Written exercise → The line containing "fig.add_artist(plt.Line2D([8 / W, 8" marks the end: extract everything from the first line of the data through that line, exactly, with no pictures.

[Start of Data segment]

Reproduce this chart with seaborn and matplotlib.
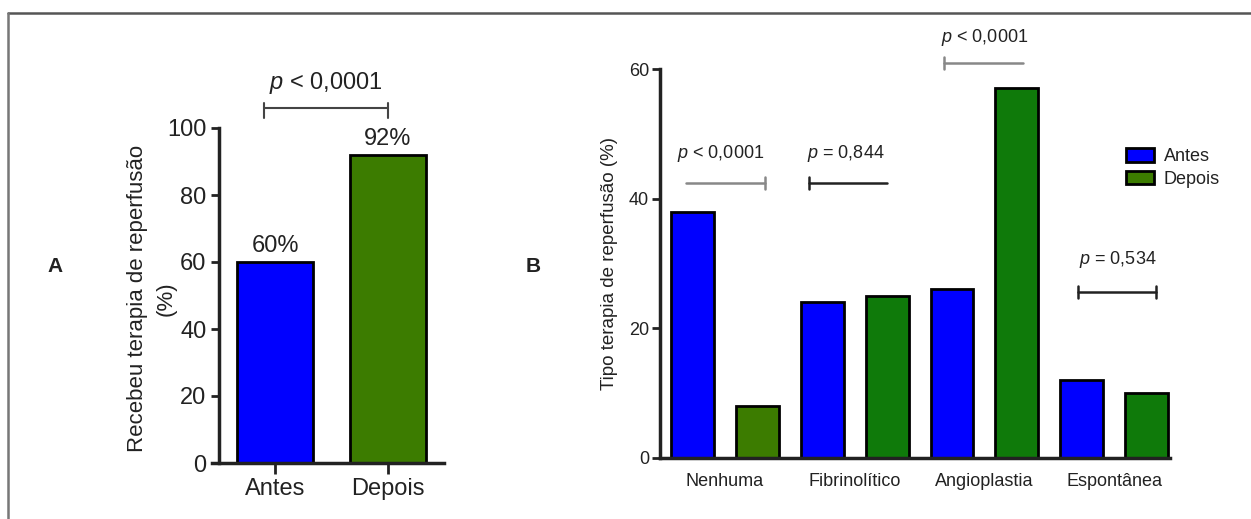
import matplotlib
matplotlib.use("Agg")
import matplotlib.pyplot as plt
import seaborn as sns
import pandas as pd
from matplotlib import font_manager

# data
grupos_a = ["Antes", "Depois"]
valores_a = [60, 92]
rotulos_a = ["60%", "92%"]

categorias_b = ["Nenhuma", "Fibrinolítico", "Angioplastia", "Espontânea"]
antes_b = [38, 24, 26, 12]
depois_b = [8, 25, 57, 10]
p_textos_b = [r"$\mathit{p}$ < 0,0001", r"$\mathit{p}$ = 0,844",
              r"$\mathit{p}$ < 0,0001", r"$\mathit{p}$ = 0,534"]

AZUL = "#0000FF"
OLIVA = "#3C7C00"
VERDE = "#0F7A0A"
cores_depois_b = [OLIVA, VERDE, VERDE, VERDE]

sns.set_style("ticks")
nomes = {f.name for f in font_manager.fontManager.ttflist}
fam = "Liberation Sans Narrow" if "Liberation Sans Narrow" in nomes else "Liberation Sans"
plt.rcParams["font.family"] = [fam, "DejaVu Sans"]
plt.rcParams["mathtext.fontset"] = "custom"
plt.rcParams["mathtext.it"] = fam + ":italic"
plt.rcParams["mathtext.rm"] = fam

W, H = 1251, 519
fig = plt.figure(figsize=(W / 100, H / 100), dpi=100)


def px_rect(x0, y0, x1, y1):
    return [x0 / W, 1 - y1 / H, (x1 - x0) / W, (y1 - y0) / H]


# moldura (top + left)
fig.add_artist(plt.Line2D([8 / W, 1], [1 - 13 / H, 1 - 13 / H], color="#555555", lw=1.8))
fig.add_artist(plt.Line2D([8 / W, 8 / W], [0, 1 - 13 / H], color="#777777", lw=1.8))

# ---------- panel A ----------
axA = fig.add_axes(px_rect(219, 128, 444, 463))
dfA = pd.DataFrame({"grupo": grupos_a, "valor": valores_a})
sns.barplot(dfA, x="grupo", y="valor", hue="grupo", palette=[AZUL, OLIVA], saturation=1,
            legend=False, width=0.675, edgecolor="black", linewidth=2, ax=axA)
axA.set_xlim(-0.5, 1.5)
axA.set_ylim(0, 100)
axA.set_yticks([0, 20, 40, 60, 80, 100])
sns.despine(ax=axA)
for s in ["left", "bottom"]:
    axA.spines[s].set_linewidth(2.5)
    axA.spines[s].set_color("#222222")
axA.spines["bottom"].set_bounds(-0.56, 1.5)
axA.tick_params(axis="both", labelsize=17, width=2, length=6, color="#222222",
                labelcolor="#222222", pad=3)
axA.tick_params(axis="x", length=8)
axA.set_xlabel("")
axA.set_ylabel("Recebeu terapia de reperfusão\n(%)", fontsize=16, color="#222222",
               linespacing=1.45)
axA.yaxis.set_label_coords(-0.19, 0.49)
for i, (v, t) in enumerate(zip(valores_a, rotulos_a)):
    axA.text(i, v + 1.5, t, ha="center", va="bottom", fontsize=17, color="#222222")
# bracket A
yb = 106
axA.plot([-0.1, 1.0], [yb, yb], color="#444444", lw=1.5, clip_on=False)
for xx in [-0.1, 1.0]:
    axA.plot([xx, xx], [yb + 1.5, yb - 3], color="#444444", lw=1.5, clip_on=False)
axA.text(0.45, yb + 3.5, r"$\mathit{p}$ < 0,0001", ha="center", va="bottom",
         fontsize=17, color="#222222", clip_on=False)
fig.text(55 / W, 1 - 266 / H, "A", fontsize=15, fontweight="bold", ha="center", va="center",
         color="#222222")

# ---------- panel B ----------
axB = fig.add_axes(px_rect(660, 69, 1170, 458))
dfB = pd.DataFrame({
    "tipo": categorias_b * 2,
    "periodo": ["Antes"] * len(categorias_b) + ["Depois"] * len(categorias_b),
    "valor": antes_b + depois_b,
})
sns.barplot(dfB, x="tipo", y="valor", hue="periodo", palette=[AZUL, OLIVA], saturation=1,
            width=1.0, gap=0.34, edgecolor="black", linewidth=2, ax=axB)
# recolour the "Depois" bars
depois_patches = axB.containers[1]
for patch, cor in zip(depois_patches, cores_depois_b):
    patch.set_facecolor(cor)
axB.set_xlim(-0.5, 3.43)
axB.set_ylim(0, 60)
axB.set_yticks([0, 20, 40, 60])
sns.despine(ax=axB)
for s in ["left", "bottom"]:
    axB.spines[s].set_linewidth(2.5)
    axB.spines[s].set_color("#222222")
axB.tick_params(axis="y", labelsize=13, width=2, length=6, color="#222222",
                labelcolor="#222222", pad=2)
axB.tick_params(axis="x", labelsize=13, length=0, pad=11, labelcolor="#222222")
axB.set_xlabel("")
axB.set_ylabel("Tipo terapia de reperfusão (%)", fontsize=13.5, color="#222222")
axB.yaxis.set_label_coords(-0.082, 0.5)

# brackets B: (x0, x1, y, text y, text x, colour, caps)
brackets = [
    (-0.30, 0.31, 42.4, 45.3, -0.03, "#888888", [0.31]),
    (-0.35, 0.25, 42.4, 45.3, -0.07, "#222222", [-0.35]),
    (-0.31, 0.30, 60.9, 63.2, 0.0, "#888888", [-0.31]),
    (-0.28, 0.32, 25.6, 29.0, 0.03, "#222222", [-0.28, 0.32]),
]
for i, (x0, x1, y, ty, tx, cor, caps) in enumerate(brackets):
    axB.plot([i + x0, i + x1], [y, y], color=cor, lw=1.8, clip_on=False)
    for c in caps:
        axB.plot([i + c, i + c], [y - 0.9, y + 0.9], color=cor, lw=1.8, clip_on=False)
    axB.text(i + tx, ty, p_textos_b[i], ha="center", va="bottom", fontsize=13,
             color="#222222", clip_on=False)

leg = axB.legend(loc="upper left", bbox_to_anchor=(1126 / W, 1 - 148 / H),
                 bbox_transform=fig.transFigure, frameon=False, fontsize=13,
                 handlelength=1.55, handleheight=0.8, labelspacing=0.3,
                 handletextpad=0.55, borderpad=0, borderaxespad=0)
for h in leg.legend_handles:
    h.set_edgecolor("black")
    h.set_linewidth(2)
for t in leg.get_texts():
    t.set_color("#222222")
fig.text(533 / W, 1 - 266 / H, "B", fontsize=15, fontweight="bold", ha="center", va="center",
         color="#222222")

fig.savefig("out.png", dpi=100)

[End of Data segment]

Solution →
Reproduce this chart with seaborn and matplotlib.
import matplotlib
matplotlib.use("Agg")
import matplotlib.pyplot as plt
import seaborn as sns
import pandas as pd
from matplotlib import font_manager

# data
grupos_a = ["Antes", "Depois"]
valores_a = [60, 92]
rotulos_a = ["60%", "92%"]

categorias_b = ["Nenhuma", "Fibrinolítico", "Angioplastia", "Espontânea"]
antes_b = [38, 24, 26, 12]
depois_b = [8, 25, 57, 10]
p_textos_b = [r"$\mathit{p}$ < 0,0001", r"$\mathit{p}$ = 0,844",
              r"$\mathit{p}$ < 0,0001", r"$\mathit{p}$ = 0,534"]

AZUL = "#0000FF"
OLIVA = "#3C7C00"
VERDE = "#0F7A0A"
cores_depois_b = [OLIVA, VERDE, VERDE, VERDE]

sns.set_style("ticks")
nomes = {f.name for f in font_manager.fontManager.ttflist}
fam = "Liberation Sans Narrow" if "Liberation Sans Narrow" in nomes else "Liberation Sans"
plt.rcParams["font.family"] = [fam, "DejaVu Sans"]
plt.rcParams["mathtext.fontset"] = "custom"
plt.rcParams["mathtext.it"] = fam + ":italic"
plt.rcParams["mathtext.rm"] = fam

W, H = 1251, 519
fig = plt.figure(figsize=(W / 100, H / 100), dpi=100)


def px_rect(x0, y0, x1, y1):
    return [x0 / W, 1 - y1 / H, (x1 - x0) / W, (y1 - y0) / H]


# moldura (top + left)
fig.add_artist(plt.Line2D([8 / W, 1], [1 - 13 / H, 1 - 13 / H], color="#555555", lw=1.8))
fig.add_artist(plt.Line2D([8 / W, 8 / W], [0, 1 - 13 / H], color="#777777", lw=1.8))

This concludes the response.